Tak sedikit perempuan setelah menikah pun tetap menjalani profesi dan karirnya, tentu saja ini merupakan pilihan. Namun adakalanya mereka akan dihadapkan pada posisi dilematis, seperti yang dialami oleh salah satu temanku yang ingin menyusui secara penuh tetapi juga harus disibukkan dengan berbagai aktivitas yang harus dijalani.
Sebenarnya untuk saat ini, pumping ASI bisa menjadi salah satu alternatif tetap menyusui di tengah-tengah kesibukan seorang ibu. Namun kerap kali berbagai stigma pun tetap menimpa para perempuan saat masa menyusui ini. Seperti anggapan tidak sempurna dan tidak bertanggungjawab jika tidak bisa memberi ASI dengan penuh.
Lantas muncullah pertanyaan dalam benak temanku ini. Menyusui itu hak anak atau kewajiban ibu? Dan bagaimana peran suami? Apakah menyusui adalah kodrat perempuan?
Seperti yang kita ketahui bersama bahwa ASI merupakan makanan dan minuman pokok bagi seorang bayi yang baru lahir. Hal ini sudah terbukti secara medis bahwa hanya ASI yang memiliki komposisi paling sempurna dibanding makanan pengganti lainnya. Bukan hanya sebagai kebutuhan pokok, ASI juga dapat meningkatkan perkembangan otak anak, menurunkan resiko infeksi, juga membangun kasih sayang antara anak dan ibu.
Bukan hanya bagi anak, proses menyusui juga memiliki banyak fungsi bagi sang ibu. Menyusui dapat menurunkan resiko pendarahan, kanker payudara, dan kanker ovarium. Dengan banyaknya manfaat dalam masa ini, bahkan pemerintahpun selalu mempromosikan pemberian ASI eklusif sampai enam bulan pertama.
Namun karena proses ini terjadi berabad-abad lamanya. Muncullah anggapan di tengah-tengah masyarakat bahwa menyusui adalah kewajiban seorang perempuan. Dalam pemahaman seperti ini, perempuan dinggap paling bertanggungjawab secara penuh dalam proses menyusui, tanpa mempertimbangkan kondisi fisik maupun sosial dari mereka.
Hal ini menjadi sebab mengapa perempuan selalu merasa bersalah dan diberi sanksi sosial oleh masyarakat saat tidak bisa menjalani prosesnya dengan sempurna. Khususnya menimpa para perempuan yang tidak bisa menyusui dengan sempurna karena kondisi fisik dan ASI tak lancar, juga menimpa perempuan yang harus bekerja di luar rumah karena situasi dan kondisi yang diperlukan.

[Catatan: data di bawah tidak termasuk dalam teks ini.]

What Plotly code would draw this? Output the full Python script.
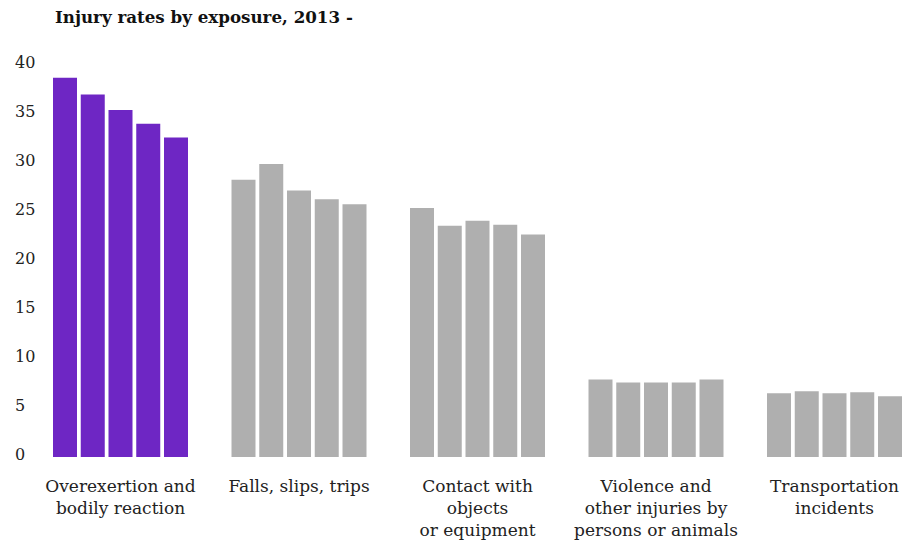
import plotly.graph_objects as go

categories = [
    "Overexertion and<br>bodily reaction",
    "Falls, slips, trips",
    "Contact with<br>objects<br>or equipment",
    "Violence and<br>other injuries by<br>persons or animals",
    "Transportation<br>incidents",
]
years = ["2013", "2014", "2015", "2016", "2017"]
values = {
    "2013": [38.7, 28.3, 25.4, 7.9, 6.5],
    "2014": [37.0, 29.9, 23.6, 7.6, 6.7],
    "2015": [35.4, 27.2, 24.1, 7.6, 6.5],
    "2016": [34.0, 26.3, 23.7, 7.6, 6.6],
    "2017": [32.6, 25.8, 22.7, 7.9, 6.2],
}
bar_colors = ["#6E26C4", "#AFAFAF", "#AFAFAF", "#AFAFAF", "#AFAFAF"]
y_ticks = [0, 5, 10, 15, 20, 25, 30, 35, 40]

FONT = "DejaVu Serif"
W, H = 915, 543
L, R, T, B = 12, 10, 60, 86

fig = go.Figure()
for yr in years:
    fig.add_trace(go.Bar(
        x=categories, y=values[yr], name=yr,
        marker=dict(color=bar_colors, line=dict(width=0)),
        showlegend=False,
    ))

plot_w = W - L - R
px_per_cat = 178.5
x0 = (L - 120.5) / px_per_cat
x1 = x0 + plot_w / px_per_cat
plot_h = H - T - B
y_top = plot_h / 9.8

fig.update_layout(
    width=W, height=H,
    margin=dict(l=L, r=R, t=T, b=B, pad=0, autoexpand=False),
    paper_bgcolor="white", plot_bgcolor="white",
    barmode="group", bargap=0.2227, bargroupgap=0.135,
    font=dict(family=FONT, size=16, color="#222222"),
    title=dict(text="<b>Injury rates by exposure, 2013 -</b>",
               x=55 / W, xanchor="left", xref="container",
               y=1 - 17 / H, yanchor="middle", yref="container",
               font=dict(family=FONT, size=16.7, color="#111111")),
    xaxis=dict(range=[x0, x1], showgrid=False, zeroline=False, showline=False,
               ticks="", tickfont=dict(size=17, color="#222222"),
               ticklabelstandoff=17, automargin=False),
    yaxis=dict(range=[0, y_top], tickvals=y_ticks, showgrid=False,
               zeroline=False, showline=False, ticks="",
               ticklabelposition="inside", ticklabelshift=-3,
               ticklabeloverflow="allow", automargin=False,
               tickfont=dict(size=16, color="#222222")),
)

fig.write_html("out.html")
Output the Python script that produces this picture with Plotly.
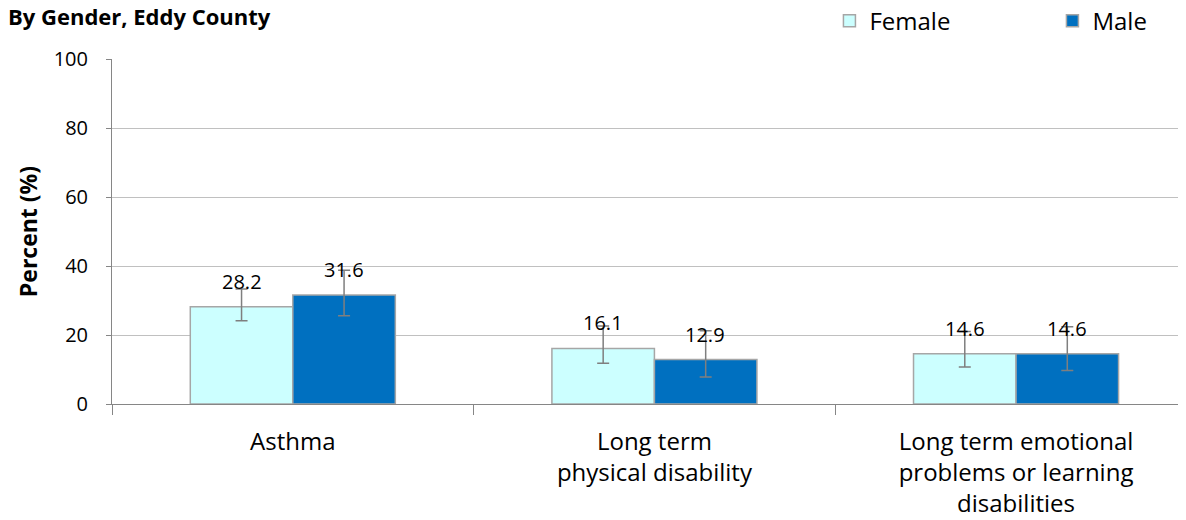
import plotly.graph_objects as go

categories = ["Asthma", "Long term physical disability",
              "Long term emotional problems or learning disabilities"]
tick_labels = ["Asthma", "Long term<br>physical disability",
               "Long term emotional<br>problems or learning<br>disabilities"]

female = [28.2, 16.1, 14.6]
female_lo = [24.1, 11.8, 10.7]
female_hi = [33.3, 22.6, 21.0]

male = [31.6, 12.9, 14.6]
male_lo = [25.6, 7.8, 9.7]
male_hi = [38.8, 21.2, 22.4]

FONT = "Open Sans, Arial, sans-serif"
female_color = "#CCFFFF"
male_color = "#0070C0"
outline = "#A6A6A6"
err_color = "#7F7F7F"

fig = go.Figure()


def add_series(name, vals, lo, hi, color):
    fig.add_trace(
        go.Bar(
            x=categories,
            y=vals,
            name=name,
            marker=dict(color=color, line=dict(color=outline, width=1.5)),
            error_y=dict(
                type="data",
                symmetric=False,
                array=[h - v for h, v in zip(hi, vals)],
                arrayminus=[v - l for v, l in zip(vals, lo)],
                color=err_color,
                thickness=1.5,
                width=6,
            ),
        )
    )


add_series("Female", female, female_lo, female_hi, female_color)
add_series("Male", male, male_lo, male_hi, male_color)

# value labels above the bars
for vals, shift in ((female, -51), (male, 51)):
    for cat, v in zip(categories, vals):
        fig.add_annotation(
            x=cat, y=v, text=f"{v:.1f}", showarrow=False,
            xshift=shift, yshift=10, yanchor="bottom",
            font=dict(family=FONT, size=20, color="black"),
        )

# the page body has an 8px margin, so the figure is 8px smaller
fig.update_layout(
    width=1178,
    height=512,
    plot_bgcolor="white",
    paper_bgcolor="white",
    margin=dict(l=104, r=0, t=51, b=116, autoexpand=False),
    barmode="group",
    bargap=0.433,
    bargroupgap=0,
    font=dict(family=FONT, size=20, color="black"),
    title=dict(
        text="<b>By Gender, Eddy County</b>",
        x=0, xref="container", xanchor="left",
        y=1, yref="container", yanchor="top",
        pad=dict(t=2, l=0),
        font=dict(family=FONT, size=22, color="black"),
    ),
    legend=dict(
        orientation="h",
        x=0.668, xanchor="left",
        y=1.11, yanchor="middle",
        entrywidth=178, entrywidthmode="pixels",
        font=dict(family=FONT, size=24, color="black"),
        bgcolor="rgba(0,0,0,0)",
    ),
    xaxis=dict(
        tickmode="array",
        tickvals=categories,
        ticktext=tick_labels,
        range=[-0.5, 2.47],
        tickson="boundaries",
        ticks="outside",
        ticklen=10,
        tickcolor="#868686",
        showline=True,
        linecolor="#868686",
        linewidth=1,
        showgrid=False,
        ticklabelstandoff=16,
        tickfont=dict(family=FONT, size=24, color="black"),
    ),
    yaxis=dict(
        range=[0, 100],
        dtick=20,
        ticks="outside",
        ticklen=5,
        tickcolor="#868686",
        showline=True,
        linecolor="#868686",
        linewidth=1,
        gridcolor="#C0C0C0",
        gridwidth=1,
        zeroline=False,
        ticklabelstandoff=14,
        tickfont=dict(family=FONT, size=20, color="black"),
        title=dict(
            text="<b>Percent (%)</b>",
            standoff=9,
            font=dict(family=FONT, size=23, color="black"),
        ),
    ),
)

fig.write_html("out.html")
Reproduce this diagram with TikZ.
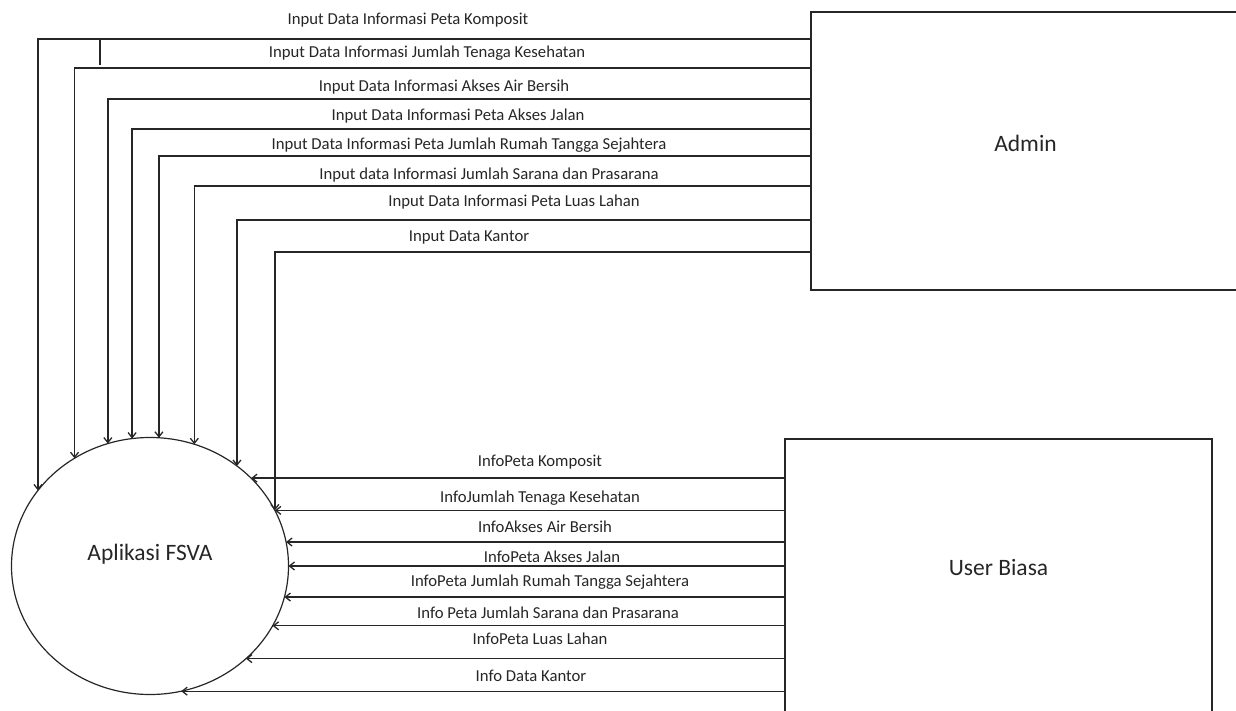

Sebenarnya jika kita mengkaji hukum Islam, maka persoalan menyusui sudah dibahas dalam QS al-Baqarah ayat 233:
Para ibu hendaklah menyusukan anak-anaknya selama dua tahun penuh, yaitu bagi yang ingin menyempurnakan penyusuan. Dan kewajiban ayah memberi makan dan pakaian kepada para ibu dengan cara makruf. Seseorang tidak dibebani melainkan menurut kadar kesanggupannya. Janganlah seorang ibu menderita kesengsaraan karena anaknya, dan waris pun berkewajiban demikian. Apabila keduanya ingin menyapih (sebelum dua tahun) dengan kerelaan keduanya dan permusyawaratan, maka tidak ada dosa atas keduanya. Dan jika kamu ingin anakmu disusukan oleh orang lain, maka tidak ada dosa bagimu apabila kamu memberikan pembayaran yang patut. Bertakwalah kepada Allah swt dan ketahuilah bahwa Allah Maha Melihat apa yang kamu kerjakan.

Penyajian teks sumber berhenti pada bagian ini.